--- TASK DETAILS ---
The lines to be extracted run from the start of the listing through the line containing "plt.rcParams['mathtext.fontset'] = 'dejavuserif'"; copy them exactly and nothing else.

--- DATA SEGMENT ---
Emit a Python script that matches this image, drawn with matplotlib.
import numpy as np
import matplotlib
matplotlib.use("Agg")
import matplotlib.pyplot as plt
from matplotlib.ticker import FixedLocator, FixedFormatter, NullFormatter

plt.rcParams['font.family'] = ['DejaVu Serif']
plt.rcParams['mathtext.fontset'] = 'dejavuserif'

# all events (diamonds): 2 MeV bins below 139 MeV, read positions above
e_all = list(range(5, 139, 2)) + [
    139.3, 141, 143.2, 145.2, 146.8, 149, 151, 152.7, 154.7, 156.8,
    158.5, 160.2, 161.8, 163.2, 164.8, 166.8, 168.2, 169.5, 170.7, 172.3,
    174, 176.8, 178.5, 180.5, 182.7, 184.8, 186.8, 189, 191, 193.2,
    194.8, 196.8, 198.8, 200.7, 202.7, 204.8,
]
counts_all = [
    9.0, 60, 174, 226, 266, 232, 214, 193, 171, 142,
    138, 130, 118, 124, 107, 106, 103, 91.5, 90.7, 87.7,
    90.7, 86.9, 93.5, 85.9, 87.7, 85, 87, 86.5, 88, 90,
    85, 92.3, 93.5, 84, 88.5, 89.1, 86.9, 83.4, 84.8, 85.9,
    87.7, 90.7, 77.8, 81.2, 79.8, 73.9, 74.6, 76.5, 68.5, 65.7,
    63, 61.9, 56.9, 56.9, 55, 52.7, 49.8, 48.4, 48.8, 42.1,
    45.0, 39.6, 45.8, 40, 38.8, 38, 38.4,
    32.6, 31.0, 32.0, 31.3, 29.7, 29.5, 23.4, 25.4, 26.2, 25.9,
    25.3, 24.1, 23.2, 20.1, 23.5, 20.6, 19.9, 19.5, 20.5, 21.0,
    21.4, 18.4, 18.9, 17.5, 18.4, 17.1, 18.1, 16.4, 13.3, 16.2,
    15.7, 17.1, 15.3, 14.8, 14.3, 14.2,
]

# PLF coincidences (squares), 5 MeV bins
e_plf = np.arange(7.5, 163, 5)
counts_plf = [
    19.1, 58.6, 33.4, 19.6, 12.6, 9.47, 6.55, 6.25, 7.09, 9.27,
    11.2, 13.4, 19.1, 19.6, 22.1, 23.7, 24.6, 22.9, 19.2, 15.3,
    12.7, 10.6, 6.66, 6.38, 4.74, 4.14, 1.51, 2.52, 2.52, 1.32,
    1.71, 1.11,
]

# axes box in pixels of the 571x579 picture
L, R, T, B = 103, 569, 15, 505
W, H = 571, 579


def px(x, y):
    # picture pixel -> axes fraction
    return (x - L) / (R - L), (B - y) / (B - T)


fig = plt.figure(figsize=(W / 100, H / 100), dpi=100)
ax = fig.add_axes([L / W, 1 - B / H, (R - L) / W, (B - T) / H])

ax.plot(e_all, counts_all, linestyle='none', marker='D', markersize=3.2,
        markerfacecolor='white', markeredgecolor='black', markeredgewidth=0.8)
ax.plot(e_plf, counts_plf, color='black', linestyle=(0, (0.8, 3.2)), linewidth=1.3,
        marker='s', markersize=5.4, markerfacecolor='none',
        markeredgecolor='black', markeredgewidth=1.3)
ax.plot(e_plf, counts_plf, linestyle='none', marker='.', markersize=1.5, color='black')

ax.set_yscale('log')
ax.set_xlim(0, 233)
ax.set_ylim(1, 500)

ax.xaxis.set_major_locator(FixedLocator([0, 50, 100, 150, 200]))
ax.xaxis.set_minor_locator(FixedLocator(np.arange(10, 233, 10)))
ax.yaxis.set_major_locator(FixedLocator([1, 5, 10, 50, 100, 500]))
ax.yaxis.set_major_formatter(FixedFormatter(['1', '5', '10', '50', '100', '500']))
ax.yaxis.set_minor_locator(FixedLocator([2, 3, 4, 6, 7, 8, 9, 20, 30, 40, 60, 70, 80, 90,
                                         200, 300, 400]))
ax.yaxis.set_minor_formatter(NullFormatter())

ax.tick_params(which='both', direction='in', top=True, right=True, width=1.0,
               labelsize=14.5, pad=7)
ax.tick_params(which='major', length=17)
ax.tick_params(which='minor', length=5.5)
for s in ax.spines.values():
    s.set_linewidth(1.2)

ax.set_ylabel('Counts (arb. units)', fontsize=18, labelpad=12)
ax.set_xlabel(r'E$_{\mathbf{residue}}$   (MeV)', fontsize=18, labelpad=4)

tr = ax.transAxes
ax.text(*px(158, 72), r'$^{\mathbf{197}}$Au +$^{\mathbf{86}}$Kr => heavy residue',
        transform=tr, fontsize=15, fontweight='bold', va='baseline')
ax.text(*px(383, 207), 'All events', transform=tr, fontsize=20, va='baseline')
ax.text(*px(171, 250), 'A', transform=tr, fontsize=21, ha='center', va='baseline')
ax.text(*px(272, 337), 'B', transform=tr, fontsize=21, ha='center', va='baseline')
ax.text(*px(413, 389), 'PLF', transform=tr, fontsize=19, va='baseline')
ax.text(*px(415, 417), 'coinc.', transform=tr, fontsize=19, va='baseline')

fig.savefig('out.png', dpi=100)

--- SOLUTION TO THIS EXERCISE ---
Emit a Python script that matches this image, drawn with matplotlib.
import numpy as np
import matplotlib
matplotlib.use("Agg")
import matplotlib.pyplot as plt
from matplotlib.ticker import FixedLocator, FixedFormatter, NullFormatter

plt.rcParams['font.family'] = ['DejaVu Serif']
plt.rcParams['mathtext.fontset'] = 'dejavuserif'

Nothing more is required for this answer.